Pictured from left to right is Mohamed-Raeez Dangor, Professor Willie Cronje, Muhammed Aswat and Dorian Wrigley
An engineering innovation that will soon be commercialised could revolutionise the way diifferent power sources are used in homes in rural and unserviced communities. The Personal Consumer grid innovation, developed by the WITS School of Electrical and Information Engineering, integrates renewable energy sources along with batteries and appliances, for the electrification of households in Africa.
This home electrical grid solution is expandable, which means that as a household is able to afford more solar panels/wind generators, batteries or 12V appliances, these components are easily added to the system, with no need for a trained person to make these changes.
In a media release, the University said that over the past four years, Professor Willie Cronje had led research into the solution to help address the challenge of electrification for homes that do not have access to a utility power grid.
Almost one billion people worldwide were in need of off-grid electrification and in Africa this problem was the most severe.
“In South Africa, at least 10% of the population is unlikely to be connected to the grid in the foreseeable future.
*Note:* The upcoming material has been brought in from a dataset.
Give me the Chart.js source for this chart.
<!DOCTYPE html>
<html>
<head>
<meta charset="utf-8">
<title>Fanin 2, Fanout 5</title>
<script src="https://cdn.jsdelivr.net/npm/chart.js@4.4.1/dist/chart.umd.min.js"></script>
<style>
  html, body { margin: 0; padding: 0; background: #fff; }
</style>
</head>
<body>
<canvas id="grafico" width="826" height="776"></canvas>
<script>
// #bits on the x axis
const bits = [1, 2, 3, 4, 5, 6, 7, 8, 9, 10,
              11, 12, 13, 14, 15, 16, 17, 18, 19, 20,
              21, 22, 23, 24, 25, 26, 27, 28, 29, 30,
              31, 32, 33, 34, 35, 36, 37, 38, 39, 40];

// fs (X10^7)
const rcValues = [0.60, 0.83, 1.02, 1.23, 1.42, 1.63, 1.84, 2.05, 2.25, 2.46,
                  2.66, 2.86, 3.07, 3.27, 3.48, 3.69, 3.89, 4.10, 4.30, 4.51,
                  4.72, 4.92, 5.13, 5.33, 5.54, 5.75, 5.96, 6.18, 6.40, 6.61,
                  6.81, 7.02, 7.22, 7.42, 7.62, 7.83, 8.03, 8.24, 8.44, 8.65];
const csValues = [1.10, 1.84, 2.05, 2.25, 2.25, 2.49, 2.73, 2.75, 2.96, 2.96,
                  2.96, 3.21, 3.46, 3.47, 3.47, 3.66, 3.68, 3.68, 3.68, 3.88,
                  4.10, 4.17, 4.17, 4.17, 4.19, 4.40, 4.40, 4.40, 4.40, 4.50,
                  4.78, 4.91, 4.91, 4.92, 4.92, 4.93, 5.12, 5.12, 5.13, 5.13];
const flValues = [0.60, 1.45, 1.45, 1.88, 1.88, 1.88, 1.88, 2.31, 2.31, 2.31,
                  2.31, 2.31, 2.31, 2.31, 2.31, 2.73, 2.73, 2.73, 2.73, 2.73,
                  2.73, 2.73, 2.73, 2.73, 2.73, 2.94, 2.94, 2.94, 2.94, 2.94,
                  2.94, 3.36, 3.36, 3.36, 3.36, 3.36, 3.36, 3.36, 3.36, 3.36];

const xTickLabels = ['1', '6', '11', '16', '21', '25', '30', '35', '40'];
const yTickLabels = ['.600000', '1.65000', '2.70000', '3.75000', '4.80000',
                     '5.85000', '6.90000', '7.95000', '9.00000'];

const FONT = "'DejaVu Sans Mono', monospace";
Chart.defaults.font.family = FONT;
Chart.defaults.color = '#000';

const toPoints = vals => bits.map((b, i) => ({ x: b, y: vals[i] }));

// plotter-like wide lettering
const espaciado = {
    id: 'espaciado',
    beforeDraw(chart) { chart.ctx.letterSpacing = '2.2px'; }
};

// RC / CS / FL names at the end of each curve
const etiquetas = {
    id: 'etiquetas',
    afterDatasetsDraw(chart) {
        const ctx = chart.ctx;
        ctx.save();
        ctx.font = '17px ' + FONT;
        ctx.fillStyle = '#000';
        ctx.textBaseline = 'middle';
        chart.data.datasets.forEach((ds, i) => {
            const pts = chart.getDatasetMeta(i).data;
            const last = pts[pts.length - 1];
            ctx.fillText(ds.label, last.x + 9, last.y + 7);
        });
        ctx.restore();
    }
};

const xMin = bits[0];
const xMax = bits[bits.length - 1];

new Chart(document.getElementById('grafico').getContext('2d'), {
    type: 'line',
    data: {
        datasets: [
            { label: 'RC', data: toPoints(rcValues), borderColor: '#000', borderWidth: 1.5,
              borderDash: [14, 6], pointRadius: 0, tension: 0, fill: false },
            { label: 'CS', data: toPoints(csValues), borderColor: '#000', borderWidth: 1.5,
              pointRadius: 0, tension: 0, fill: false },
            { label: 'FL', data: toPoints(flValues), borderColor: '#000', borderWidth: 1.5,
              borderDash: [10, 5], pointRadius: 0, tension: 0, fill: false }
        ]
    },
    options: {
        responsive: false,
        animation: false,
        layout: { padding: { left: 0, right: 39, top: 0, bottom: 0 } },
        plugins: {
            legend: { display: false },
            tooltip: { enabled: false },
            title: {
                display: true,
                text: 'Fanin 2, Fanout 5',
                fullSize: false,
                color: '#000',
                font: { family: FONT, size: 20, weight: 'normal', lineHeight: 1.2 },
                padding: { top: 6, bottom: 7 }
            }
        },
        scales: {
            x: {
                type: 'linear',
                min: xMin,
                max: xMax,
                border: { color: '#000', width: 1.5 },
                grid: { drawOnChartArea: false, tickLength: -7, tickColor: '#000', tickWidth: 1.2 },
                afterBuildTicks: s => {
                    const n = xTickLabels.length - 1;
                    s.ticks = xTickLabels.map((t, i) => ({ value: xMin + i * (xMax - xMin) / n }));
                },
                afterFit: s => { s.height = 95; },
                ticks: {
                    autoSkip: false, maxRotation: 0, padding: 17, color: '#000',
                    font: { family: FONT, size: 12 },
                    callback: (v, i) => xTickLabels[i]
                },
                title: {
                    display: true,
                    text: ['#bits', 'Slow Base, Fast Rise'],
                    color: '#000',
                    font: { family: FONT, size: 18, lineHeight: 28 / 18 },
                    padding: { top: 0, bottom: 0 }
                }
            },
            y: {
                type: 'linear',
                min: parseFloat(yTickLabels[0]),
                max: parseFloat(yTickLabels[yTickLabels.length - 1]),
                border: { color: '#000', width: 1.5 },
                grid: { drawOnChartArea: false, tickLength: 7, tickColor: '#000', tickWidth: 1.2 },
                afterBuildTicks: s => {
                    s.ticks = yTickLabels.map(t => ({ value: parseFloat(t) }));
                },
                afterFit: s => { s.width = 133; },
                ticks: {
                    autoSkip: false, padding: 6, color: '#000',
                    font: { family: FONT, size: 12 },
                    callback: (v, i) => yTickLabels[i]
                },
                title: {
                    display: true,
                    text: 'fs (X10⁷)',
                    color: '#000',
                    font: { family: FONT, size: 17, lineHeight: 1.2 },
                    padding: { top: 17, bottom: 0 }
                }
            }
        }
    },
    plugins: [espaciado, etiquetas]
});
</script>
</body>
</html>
This percentage is larger in other African countries,” the institution said.
The low load demand and dispersed nature of rural settlements (less than 38 people per square kilometer on average in Africa), as well as excessive and rising infrastructure costs, meant that extending conventional electricity networks was no longer viable to many rural areas. At the same time, there was a call to improve health and safety through mitigating the serious fire risk associated with the use of paraffin, candles and wood. In addition, the use of renewable energy sources addressed the need for reducing the carbon footprint.
“Current off-grid solar home solutions do not accommodate multiple or different types of power sources, and multiple or different types of batteries. They restrict the number of loads i.e. appliances that can be connected. The WITS solution, which works on 12V direct current, can accommodate multiple loads, power and battery components and no central controller, or configuration by a technician, is needed:- each unit self-configures as the ‘grid’ is expanded in a plug-and-play approach. We are now at the exciting commercialisation stage: after four years in the making, the technology is proven and a company has been formed to bring it to market,” said Cronje.
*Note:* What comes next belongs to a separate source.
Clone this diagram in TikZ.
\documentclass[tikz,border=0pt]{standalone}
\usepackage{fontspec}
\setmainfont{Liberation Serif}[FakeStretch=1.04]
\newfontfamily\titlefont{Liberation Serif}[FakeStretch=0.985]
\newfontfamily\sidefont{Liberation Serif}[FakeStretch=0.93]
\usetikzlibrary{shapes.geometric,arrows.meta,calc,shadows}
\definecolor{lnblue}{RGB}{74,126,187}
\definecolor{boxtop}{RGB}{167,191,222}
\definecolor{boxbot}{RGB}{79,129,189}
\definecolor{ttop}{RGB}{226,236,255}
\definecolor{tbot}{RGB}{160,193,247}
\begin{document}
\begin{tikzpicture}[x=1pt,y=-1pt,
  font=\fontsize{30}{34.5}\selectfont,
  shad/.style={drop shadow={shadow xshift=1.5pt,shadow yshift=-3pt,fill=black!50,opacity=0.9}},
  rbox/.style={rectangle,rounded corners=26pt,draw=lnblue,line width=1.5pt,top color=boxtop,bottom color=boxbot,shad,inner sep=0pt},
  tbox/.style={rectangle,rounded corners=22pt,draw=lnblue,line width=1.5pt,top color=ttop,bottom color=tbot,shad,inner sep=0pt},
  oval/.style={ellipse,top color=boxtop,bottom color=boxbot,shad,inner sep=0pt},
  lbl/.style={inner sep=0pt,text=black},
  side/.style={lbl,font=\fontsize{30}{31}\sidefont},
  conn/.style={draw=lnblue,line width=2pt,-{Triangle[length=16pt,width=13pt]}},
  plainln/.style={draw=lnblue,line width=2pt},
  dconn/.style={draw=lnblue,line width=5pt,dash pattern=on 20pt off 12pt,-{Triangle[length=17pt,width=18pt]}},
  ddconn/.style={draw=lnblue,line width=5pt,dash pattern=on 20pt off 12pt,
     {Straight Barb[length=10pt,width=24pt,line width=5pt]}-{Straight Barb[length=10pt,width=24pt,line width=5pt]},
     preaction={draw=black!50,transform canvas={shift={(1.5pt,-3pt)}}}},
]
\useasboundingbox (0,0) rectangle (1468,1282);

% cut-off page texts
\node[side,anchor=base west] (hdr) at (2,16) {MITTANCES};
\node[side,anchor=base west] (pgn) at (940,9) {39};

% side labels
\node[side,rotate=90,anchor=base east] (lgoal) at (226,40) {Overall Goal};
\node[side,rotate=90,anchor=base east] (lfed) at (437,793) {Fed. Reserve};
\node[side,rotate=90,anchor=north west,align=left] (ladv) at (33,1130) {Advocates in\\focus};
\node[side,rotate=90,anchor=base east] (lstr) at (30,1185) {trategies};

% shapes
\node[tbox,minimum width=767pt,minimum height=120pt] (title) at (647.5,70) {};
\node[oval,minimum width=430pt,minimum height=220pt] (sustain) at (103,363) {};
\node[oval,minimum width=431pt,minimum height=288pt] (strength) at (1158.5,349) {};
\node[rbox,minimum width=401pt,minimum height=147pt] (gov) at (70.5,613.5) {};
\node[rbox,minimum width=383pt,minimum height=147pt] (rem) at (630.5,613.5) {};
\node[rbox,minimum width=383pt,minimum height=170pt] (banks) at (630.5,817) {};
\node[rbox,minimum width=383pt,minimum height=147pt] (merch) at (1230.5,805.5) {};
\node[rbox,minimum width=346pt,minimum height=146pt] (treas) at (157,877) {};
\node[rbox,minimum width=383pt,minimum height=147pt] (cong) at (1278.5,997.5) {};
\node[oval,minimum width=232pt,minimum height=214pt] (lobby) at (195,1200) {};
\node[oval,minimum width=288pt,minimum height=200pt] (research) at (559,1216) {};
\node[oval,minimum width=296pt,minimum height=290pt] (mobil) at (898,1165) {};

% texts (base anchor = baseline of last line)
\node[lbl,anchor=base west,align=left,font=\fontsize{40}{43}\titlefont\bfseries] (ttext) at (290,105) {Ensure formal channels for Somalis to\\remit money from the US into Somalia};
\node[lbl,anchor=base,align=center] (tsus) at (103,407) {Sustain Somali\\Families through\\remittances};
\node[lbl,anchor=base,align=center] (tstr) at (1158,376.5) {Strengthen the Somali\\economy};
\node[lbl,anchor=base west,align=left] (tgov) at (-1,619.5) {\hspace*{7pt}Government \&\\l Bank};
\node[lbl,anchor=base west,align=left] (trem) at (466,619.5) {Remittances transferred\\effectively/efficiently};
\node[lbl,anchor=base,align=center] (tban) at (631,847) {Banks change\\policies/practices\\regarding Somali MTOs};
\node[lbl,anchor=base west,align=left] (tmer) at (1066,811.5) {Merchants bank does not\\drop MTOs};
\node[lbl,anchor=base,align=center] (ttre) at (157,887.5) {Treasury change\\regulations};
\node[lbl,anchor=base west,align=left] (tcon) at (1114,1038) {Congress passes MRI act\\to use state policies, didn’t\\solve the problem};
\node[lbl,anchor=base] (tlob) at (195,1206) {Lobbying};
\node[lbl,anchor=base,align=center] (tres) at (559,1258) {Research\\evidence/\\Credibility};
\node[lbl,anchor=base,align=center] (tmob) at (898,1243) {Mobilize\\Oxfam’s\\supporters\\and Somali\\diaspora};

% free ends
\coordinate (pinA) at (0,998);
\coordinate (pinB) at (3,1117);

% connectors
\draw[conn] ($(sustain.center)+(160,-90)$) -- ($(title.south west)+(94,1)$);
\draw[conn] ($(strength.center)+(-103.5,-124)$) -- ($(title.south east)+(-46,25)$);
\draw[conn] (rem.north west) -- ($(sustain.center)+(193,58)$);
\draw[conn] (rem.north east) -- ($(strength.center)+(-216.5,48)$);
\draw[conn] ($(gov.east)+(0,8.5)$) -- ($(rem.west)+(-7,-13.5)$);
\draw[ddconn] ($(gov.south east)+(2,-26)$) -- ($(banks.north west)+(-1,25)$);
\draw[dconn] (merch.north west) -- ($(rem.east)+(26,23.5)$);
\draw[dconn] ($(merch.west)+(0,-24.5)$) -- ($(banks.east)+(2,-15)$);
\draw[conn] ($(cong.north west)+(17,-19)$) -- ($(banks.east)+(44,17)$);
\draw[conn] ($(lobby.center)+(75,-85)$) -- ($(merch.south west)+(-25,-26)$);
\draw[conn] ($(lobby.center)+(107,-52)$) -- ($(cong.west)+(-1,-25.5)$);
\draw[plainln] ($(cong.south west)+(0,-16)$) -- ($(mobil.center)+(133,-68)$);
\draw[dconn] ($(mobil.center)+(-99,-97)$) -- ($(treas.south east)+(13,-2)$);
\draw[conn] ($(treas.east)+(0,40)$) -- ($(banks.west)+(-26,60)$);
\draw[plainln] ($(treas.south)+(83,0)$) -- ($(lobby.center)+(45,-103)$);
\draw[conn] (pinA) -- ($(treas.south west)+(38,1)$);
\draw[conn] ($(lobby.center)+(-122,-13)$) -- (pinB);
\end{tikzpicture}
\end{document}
The WITS Technology Transfer Office assisted Cronje and his team to obtain a TIA seed fund grant for part of the R&D and then assisted in starting the commercialisation. This led to the establishment of a new spin-off company PeCo Power (Pty) Ltd (“Peco Power”) in October 2019. Umbono Natural Resources (Pty) Ltd (“Umbono”) became the commercial partner. With the assistance of Umbono, the team has concluded a pilot, and the learning gained from it will be used to finalise the system design so that the technology is commercially ready. PeCo Power has been established, and the intellectual property developed by WITS and Umbono will be transferred to it. This will enable it to continue the joint development and commercialisation process, whilst leveraging the partnership between WITS and Umbono to attract additional investment into PeCo to establish distribution partnerships.
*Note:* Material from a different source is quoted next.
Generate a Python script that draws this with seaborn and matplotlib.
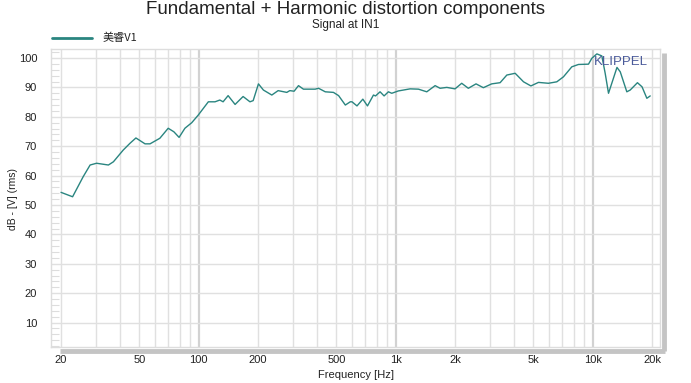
import numpy as np
import pandas as pd
import matplotlib
matplotlib.use("Agg")
import matplotlib.pyplot as plt
import seaborn as sns

# ---- data ----
freq_hz = [20, 22.9, 25.9, 28.1, 30.3, 34.8, 36.9, 41.4, 44.8, 48.0, 53.4, 56.6, 63.5, 70.0,
           74.8, 79.5, 85.1, 92.2, 99.5, 111.9, 121, 128, 133, 141, 153, 168, 182, 189,
           201, 213, 235, 253, 280, 290, 305, 321, 340, 390, 406, 439, 483, 513, 555, 588,
           600, 636, 681, 719, 771, 790, 833, 873, 918, 955, 1032, 1183, 1305, 1438, 1585,
           1680, 1817, 2000, 2163, 2337, 2557, 2786, 3071, 3388, 3665, 4040, 4455, 4856,
           5305, 5960, 6573, 7105, 7834, 8470, 9520, 9900, 10500, 11130, 11570, 12030,
           12500, 13280, 13800, 14900, 15500, 16870, 17800, 18830, 19590]
level_db = [54.3, 52.8, 59.6, 63.6, 64.2, 63.6, 64.7, 68.7, 71.0, 72.8, 70.8, 70.8, 72.7, 76.1,
            74.9, 73.0, 76.1, 78.0, 80.6, 85.1, 85.1, 85.7, 85.1, 87.2, 84.2, 86.9, 85.1, 85.5,
            91.2, 89.1, 87.4, 88.9, 88.3, 88.9, 88.7, 90.6, 89.4, 89.4, 89.7, 88.5, 88.3, 87.2,
            84.0, 85.1, 85.1, 83.7, 86.0, 83.7, 87.4, 87.1, 88.5, 87.1, 88.5, 88.0, 88.8, 89.5,
            89.4, 88.5, 90.6, 89.7, 90.0, 89.5, 91.4, 89.7, 91.2, 89.9, 91.2, 91.6, 94.2, 94.8,
            91.9, 90.5, 91.7, 91.4, 91.9, 93.6, 97.0, 97.8, 97.9, 99.9, 101.4, 100.7, 94.8,
            88.0, 91.4, 96.8, 95.3, 88.5, 89.1, 91.6, 90.2, 86.3, 87.1]
series_name = "美睿V1"
x_tick_values = [20, 50, 100, 200, 500, 1000, 2000, 5000, 10000, 20000]
x_tick_labels = ["20", "50", "100", "200", "500", "1k", "2k", "5k", "10k", "20k"]
y_tick_values = [10, 20, 30, 40, 50, 60, 70, 80, 90, 100]

df = pd.DataFrame({"freq": freq_hz, "db": level_db, "name": series_name})

sns.set_style("white")
plt.rcParams["font.family"] = ["Liberation Sans", "Noto Sans CJK SC", "DejaVu Sans"]

fig = plt.figure(figsize=(6.91, 3.83), dpi=100)
ax = fig.add_axes([51 / 691, 1 - 347 / 383, 609 / 691, 298 / 383])

line_color = "#2a8580"
sns.lineplot(data=df, x="freq", y="db", ax=ax, color=line_color, linewidth=1.0,
             legend=False, sort=True)
for ln in ax.get_lines():
    ln.set_solid_joinstyle("round")
ax.set_xscale("log")
ax.set_xlim(17.79, 21960)
ax.set_ylim(1.7, 103.06)

# grid
grid_freqs = []
for dec in [10, 100, 1000, 10000]:
    for m in range(1, 10):
        f = dec * m
        if 20 <= f <= 20000:
            grid_freqs.append(f)
for f in grid_freqs:
    thick = f in (100, 1000, 10000)
    ax.axvline(f, color="#d2d2d2" if thick else "#e0e0e0", lw=1.6 if thick else 1.0, zorder=0)
for yv in y_tick_values:
    ax.axhline(yv, color="#e0e0e0", lw=1.0, zorder=0)

ax.set_xticks(x_tick_values)
ax.set_xticklabels(x_tick_labels)
ax.xaxis.set_minor_locator(matplotlib.ticker.NullLocator())
ax.set_yticks(y_tick_values)
ax.yaxis.set_minor_locator(matplotlib.ticker.MultipleLocator(2))
ax.tick_params(axis="x", which="both", length=0, labelsize=8, pad=6, colors="#222222")
ax.tick_params(axis="y", which="major", length=0, labelsize=8, pad=10, colors="#222222")
ax.tick_params(axis="y", which="minor", direction="in", length=6, width=0.8, color="#dddddd", left=True)

for s in ax.spines.values():
    s.set_color("#dddddd")
    s.set_linewidth(1.0)

# drop shadow on the right and bottom
ax.plot([1.006, 1.006], [-0.012, 0.985], transform=ax.transAxes, color="#c4c4c4", lw=3.5,
        clip_on=False, solid_capstyle="butt")
ax.plot([0.015, 1.008], [-0.012, -0.012], transform=ax.transAxes, color="#c4c4c4", lw=3.5,
        clip_on=False, solid_capstyle="butt")

ax.set_xlabel("Frequency [Hz]", fontsize=8, labelpad=3, color="#222222")
ax.set_ylabel("")
fig.text(0.012, 0.48, "dB - [V] (rms)", rotation=90, fontsize=7.5, va="center", ha="left",
         color="#222222")

fig.text(0.50, 0.975, "Fundamental + Harmonic distortion components", fontsize=13.5,
         ha="center", va="center", color="#222222")
fig.text(0.50, 0.935, "Signal at IN1", fontsize=8.5, ha="center", va="center", color="#222222")

# legend
fig.lines.append(matplotlib.lines.Line2D([52 / 691, 92 / 691], [1 - 38 / 383] * 2,
                                         color=line_color, lw=2, transform=fig.transFigure))
fig.text(103 / 691, 1 - 38 / 383, series_name, fontsize=8, va="center", ha="left",
         color="#222222", family=["Noto Sans CJK SC", "DejaVu Sans"])

ax.text(0.980, 0.955, "KLIPPEL", transform=ax.transAxes, fontsize=9.5, ha="right", va="center",
        color="#4a5a9a")

fig.savefig("out.png", dpi=100)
“Basing the team at the Goldfields Lab will continue to provide the much needed technical incubation as we move towards full commercialisation,” said Kerwin Rana, Chief Executive of Umbono. “We are extremely excited to see a home-grown solution to real community problems, ultimately impact and radically change lives.”
Due to ease of use and scalability, the PeCo Power home grid solution has applications in several markets:
- Rural e.g. households and small businesses that are far from the electricity grid;
- Urban off-grid e.g. high-density informal settlements;
- Camping and off-roading;
- Emergency Services such as when NGOs, relief organisations and government organisations require bulk distribution of power, e.g. where a natural disaster has cut off access to electricity.
Muhammed Aswat, Engineering Manager of PeCo Power, said, “When I started working with Prof Willie Cronje on this solution as an undergraduate student, I was inspired. We have an opportunity to make a real impact in communities by literally lighting up lives throughout Africa whilst creating jobs and driving local economy through PeCo Power. Mohamed-Raees and I are the first employees and shareholders of PeCo Power through the WITS’ benefit sharing policy.”
The completion of the PeCo Power field prototype was made possible through a WITS-Technology Innovation Agency Seed Fund project managed by WITS Enterprise’s Innovation Support Unit. Patent funding support was provided by the Intellectual Property Fund, managed by the National Intellectual Property Management Office at the Department of Science and Innovation.